WHAT TO PRODUCE
Leave out the pictures, and retype only the lines from the beginning of the material through the line that contains "sampling step (s)", including both.

RECORDED INFORMATION

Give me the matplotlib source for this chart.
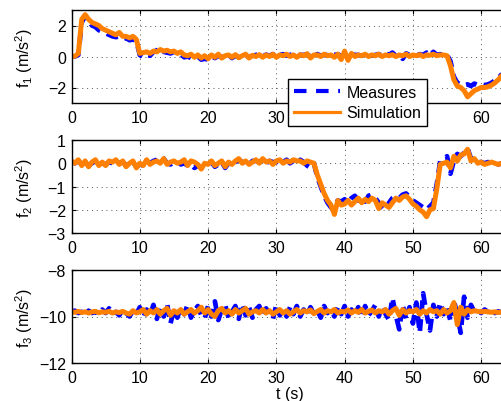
import numpy as np
import matplotlib
matplotlib.use("Agg")
import matplotlib.pyplot as plt
from matplotlib.lines import Line2D

plt.rcParams['font.family'] = ['Liberation Sans', 'DejaVu Sans']
plt.rcParams['mathtext.fontset'] = 'custom'
plt.rcParams['mathtext.rm'] = 'Liberation Sans'
plt.rcParams['mathtext.it'] = 'Liberation Sans:italic'

DT = 0.5  # sampling step (s)

f1_sim = [
    0.0, 0.02, 0.2, 2.4, 2.7, 2.4, 2.2, 2.1, 2.0, 1.8,
    1.7, 1.6, 1.5, 1.4, 1.55, 1.3, 1.3, 1.2, 1.3, 1.1,
    0.2, 0.25, 0.3, 0.2, 0.35, 0.3, 0.45, 0.35, 0.4, 0.3,
    0.35, 0.2, 0.3, 0.1, 0.05, 0.15, -0.05, 0.1, -0.1, 0.05,
    -0.15, 0.1, -0.05, 0.15, -0.1, 0.05, 0.1, -0.05, 0.12, -0.08,
    0.05, 0.15, -0.1, 0.08, 0.0, 0.12, -0.05, 0.1, 0.0, 0.15,
    -0.05, 0.1, 0.05, 0.15, 0.0, 0.1, -0.05, 0.12, 0.05, 0.18,
    -0.1, 0.1, 0.1, 0.0, 0.15, 0.05, 0.1, -0.05, 0.15, -0.2,
    0.35, -0.25, 0.2, 0.0, 0.1, 0.05, 0.15, 0.0, 0.1, 0.05,
    0.15, 0.0, 0.1, 0.05, 0.12, 0.0, 0.1, 0.05, 0.15, 0.0,
    0.1, 0.05, 0.12, 0.0, 0.1, 0.08, 0.15, 0.05, 0.1, 0.1,
    0.05, -0.6, -1.5, -1.9, -2.0, -2.2, -2.6, -2.4, -2.2, -2.1,
    -2.0, -2.0, -1.95, -1.85, -1.7, -1.5, -1.25, -1.0, -0.8,
]
f1_meas = [
    0.0, 0.0, 0.1, 2.2, 2.6, 2.3, 2.0, 1.9, 1.7, 1.6,
    1.5, 1.4, 1.3, 1.25, 1.3, 1.15, 1.2, 1.05, 1.1, 1.0,
    0.1, -0.05, 0.1, 0.05, 0.3, 0.4, 0.5, 0.3, 0.25, 0.2,
    0.3, 0.1, 0.15, -0.05, 0.0, -0.1, -0.15, 0.0, -0.2, -0.15,
    -0.2, 0.0, -0.1, 0.05, -0.05, 0.0, 0.1, -0.1, 0.05, -0.05,
    0.0, 0.1, -0.05, 0.05, 0.1, 0.15, 0.0, 0.12, 0.05, 0.15,
    0.0, 0.1, 0.15, 0.05, 0.1, 0.15, 0.05, 0.1, 0.1, 0.15,
    0.0, 0.1, 0.15, 0.05, 0.1, 0.1, 0.05, 0.1, 0.15, 0.0,
    0.1, 0.05, 0.15, 0.1, 0.1, 0.05, 0.2, 0.1, 0.05, 0.1,
    0.15, 0.05, 0.2, 0.1, 0.25, 0.05, 0.1, -0.15, 0.2, 0.1,
    0.2, 0.05, 0.15, 0.1, 0.25, 0.05, 0.3, 0.1, 0.15, 0.1,
    0.1, -0.3, -1.3, -1.7, -1.8, -1.85, -1.8, -1.9, -1.75, -1.85,
    -1.8, -1.85, -1.8, -1.7, -1.55, -1.4, -1.15, -0.9, -0.7,
]
f2_sim = [
    0.1, 0.0, 0.15, -0.1, 0.1, -0.15, 0.05, 0.15, -0.1, 0.05,
    -0.1, 0.1, 0.05, 0.15, -0.05, 0.1, -0.15, 0.0, 0.1, -0.2,
    0.0, -0.1, 0.15, -0.05, 0.05, 0.1, 0.0, 0.2, -0.05, 0.05,
    0.1, 0.0, 0.05, 0.15, -0.1, 0.1, 0.05, -0.05, -0.25, 0.0,
    -0.05, 0.1, -0.1, 0.0, 0.1, -0.15, 0.05, -0.05, 0.1, 0.2,
    0.0, 0.1, -0.05, 0.05, 0.15, 0.0, 0.2, 0.05, 0.1, -0.05,
    0.1, 0.15, 0.0, 0.1, 0.05, 0.15, 0.1, 0.1, 0.0, 0.1,
    0.05, 0.0, -0.5, -0.9, -1.3, -1.6, -1.8, -2.2, -1.6, -1.8,
    -1.75, -1.6, -1.8, -1.65, -1.5, -1.7, -1.55, -1.65, -1.5, -1.6,
    -1.95, -1.7, -1.8, -1.9, -1.7, -1.5, -1.6, -1.45, -1.4, -1.55,
    -1.75, -1.85, -2.0, -2.1, -2.3, -2.0, -1.95, -1.1, -0.05, 0.0,
    0.05, -0.2, 0.3, 0.1, 0.35, 0.4, 0.6, 0.1, 0.2, 0.0,
    0.05, -0.05, 0.0, 0.05, 0.0, -0.05, 0.0, -0.05, 0.0,
]
f2_meas = [
    0.05, 0.0, 0.1, -0.05, 0.05, -0.1, 0.0, 0.1, -0.05, 0.0,
    -0.05, 0.05, 0.0, 0.1, 0.0, 0.05, -0.1, 0.0, 0.05, -0.15,
    -0.05, -0.1, 0.1, 0.0, 0.1, 0.15, 0.3, 0.2, 0.0, -0.05,
    0.05, 0.1, -0.05, 0.0, -0.1, -0.05, -0.2, -0.1, -0.2, -0.15,
    -0.1, 0.05, -0.15, -0.05, 0.05, -0.2, 0.0, -0.1, 0.05, 0.15,
    0.05, 0.0, -0.05, 0.1, 0.1, 0.05, 0.15, 0.0, 0.1, 0.05,
    0.05, 0.1, 0.05, 0.15, 0.0, 0.1, 0.05, 0.15, 0.05, -0.1,
    -0.2, 0.0, -0.6, -1.0, -1.4, -1.7, -1.9, -1.8, -1.6, -1.65,
    -1.55, -1.7, -1.5, -1.4, -1.6, -1.45, -1.65, -1.4, -1.35, -1.5,
    -1.7, -1.9, -2.05, -1.7, -1.5, -1.4, -1.5, -1.35, -1.3, -1.45,
    -1.6, -1.7, -1.8, -1.9, -2.0, -1.85, -1.7, -0.9, 0.1, 0.2,
    0.3, -0.45, 0.1, 0.4, 0.3, 0.45, 0.65, 0.2, 0.15, 0.05,
    0.05, 0.0, 0.05, 0.0, 0.05, -0.05, 0.0, 0.0, 0.0,
]
f3_sim = [
    -9.8, -9.82, -9.78, -9.83, -9.8, -9.85, -9.8, -9.78, -9.84, -9.8,
    -9.82, -9.78, -9.85, -9.8, -9.83, -9.78, -9.85, -9.9, -9.75, -9.85,
    -9.8, -9.7, -9.9, -9.75, -9.85, -9.7, -9.9, -9.75, -9.65, -9.95,
    -9.75, -9.85, -9.7, -9.9, -9.8, -9.7, -9.85, -9.75, -9.6, -9.85,
    -9.7, -9.9, -10.0, -9.75, -9.65, -9.85, -9.75, -9.9, -9.7, -9.85,
    -9.75, -9.65, -9.9, -9.8, -9.75, -9.85, -9.7, -9.85, -9.75, -9.9,
    -9.8, -9.7, -9.85, -9.75, -9.9, -9.8, -9.7, -9.85, -9.75, -9.8,
    -9.72, -9.88, -9.78, -9.7, -9.85, -9.75, -9.8, -9.7, -9.85, -9.78,
    -9.8, -9.72, -9.85, -9.75, -9.82, -9.7, -9.85, -9.78, -9.72, -9.85,
    -9.75, -9.8, -9.7, -9.9, -9.75, -9.65, -9.95, -9.7, -9.85, -9.75,
    -9.8, -9.7, -9.9, -9.75, -9.85, -9.7, -9.8, -9.75, -9.9, -9.7,
    -9.85, -9.75, -9.4, -10.35, -9.6, -9.9, -9.7, -9.8, -9.75, -9.78,
    -9.8, -9.78, -9.8, -9.82, -9.8, -9.83, -9.8, -9.82, -9.8,
]
f3_meas = [
    -9.8, -9.75, -9.85, -9.8, -9.9, -9.75, -9.85, -9.8, -9.9, -9.7,
    -9.85, -9.65, -9.9, -9.8, -9.95, -9.7, -9.85, -10.0, -9.75, -9.9,
    -9.6, -10.05, -9.7, -9.95, -9.5, -10.1, -9.6, -10.0, -9.45, -10.3,
    -9.7, -10.05, -9.6, -9.9, -9.5, -10.05, -9.75, -9.55, -9.95, -10.1,
    -9.55, -10.0, -9.35, -10.15, -9.7, -9.5, -10.05, -9.8, -9.55, -10.1,
    -9.45, -9.95, -9.6, -10.05, -9.7, -9.55, -10.0, -9.65, -9.9, -10.1,
    -9.5, -9.95, -9.7, -10.0, -9.6, -9.9, -9.55, -10.0, -9.7, -9.95,
    -9.6, -9.9, -9.75, -10.05, -9.55, -9.85, -9.7, -10.0, -9.6, -9.9,
    -9.55, -10.0, -9.7, -9.9, -9.6, -10.05, -9.55, -9.95, -9.75, -9.5,
    -10.0, -9.55, -9.9, -10.15, -9.2, -9.95, -10.55, -9.5, -10.1, -9.6,
    -10.3, -9.4, -10.7, -9.0, -9.9, -10.6, -9.5, -10.0, -9.4, -9.9,
    -9.55, -10.2, -9.3, -9.95, -10.7, -9.15, -10.05, -9.5, -9.8, -9.75,
    -9.85, -9.7, -9.8, -9.75, -9.85, -9.78, -9.82, -9.8, -9.8,
]

xticks = [0, 10, 20, 30, 40, 50, 60]
ylabels = ['f$_1$ (m/s$^2$)', 'f$_2$ (m/s$^2$)', 'f$_3$ (m/s$^2$)']
ylims = [(-3, 3), (-3, 1), (-12, -8)]
yticks = [[-2, 0, 2], [-3, -2, -1, 0, 1], [-12, -10, -8]]

BLUE = '#0000FF'
ORANGE = '#FF8000'
FS = 11.5

fig = plt.figure(figsize=(5.02, 4.02), dpi=100)
W, H = 502, 402
left = 71.5 / W
width = 437 / W
tops = [11, 141, 271]
axh = 93

series = [(f1_meas, f1_sim), (f2_meas, f2_sim), (f3_meas, f3_sim)]
axes = []
for i, (meas, sim) in enumerate(series):
    bottom = (H - tops[i] - axh) / H
    ax = fig.add_axes([left, bottom, width, axh / H])
    tm = DT * np.arange(len(meas))
    ts = DT * np.arange(len(sim))
    ax.plot(tm, meas, color=BLUE, lw=3.4, linestyle=(0, (2.5, 1.5)))
    ax.plot(ts, sim, color=ORANGE, lw=3.6)
    ax.set_xlim(0, 64)
    ax.set_ylim(*ylims[i])
    ax.set_xticks(xticks)
    ax.set_yticks(yticks[i])
    ax.grid(True, color='#555555', linestyle=(0, (1, 4)), linewidth=0.7)
    ax.tick_params(direction='in', length=3, width=0.8, top=True, right=True,
                   labelsize=FS, colors='black')
    ax.tick_params(axis='x', pad=5)
    ax.tick_params(axis='y', pad=4)
    for sp in ax.spines.values():
        sp.set_linewidth(1.0)
    ax.set_ylabel(ylabels[i], fontsize=FS)
    ax.yaxis.set_label_coords(-0.083, 0.5)
    axes.append(ax)

axes[2].set_xlabel('t (s)', fontsize=FS, labelpad=1)

handles = [Line2D([], [], color=BLUE, lw=3.0, linestyle=(0, (3, 2.3))),
           Line2D([], [], color=ORANGE, lw=2.3)]
leg = axes[0].legend(handles, ['Measures', 'Simulation'],
                     loc='upper left', bbox_to_anchor=(288 / W, 1 - 80 / H),
                     bbox_transform=fig.transFigure, fancybox=False,
                     edgecolor='black', framealpha=1, fontsize=FS,
                     handlelength=2.9, handletextpad=0.4, borderpad=0.35,
                     labelspacing=0.35, borderaxespad=0)
leg.get_frame().set_linewidth(1.0)
leg.set_zorder(10)

fig.savefig('out.png', dpi=100)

OUTPUT BELOW
Give me the matplotlib source for this chart.
import numpy as np
import matplotlib
matplotlib.use("Agg")
import matplotlib.pyplot as plt
from matplotlib.lines import Line2D

plt.rcParams['font.family'] = ['Liberation Sans', 'DejaVu Sans']
plt.rcParams['mathtext.fontset'] = 'custom'
plt.rcParams['mathtext.rm'] = 'Liberation Sans'
plt.rcParams['mathtext.it'] = 'Liberation Sans:italic'

DT = 0.5  # sampling step (s)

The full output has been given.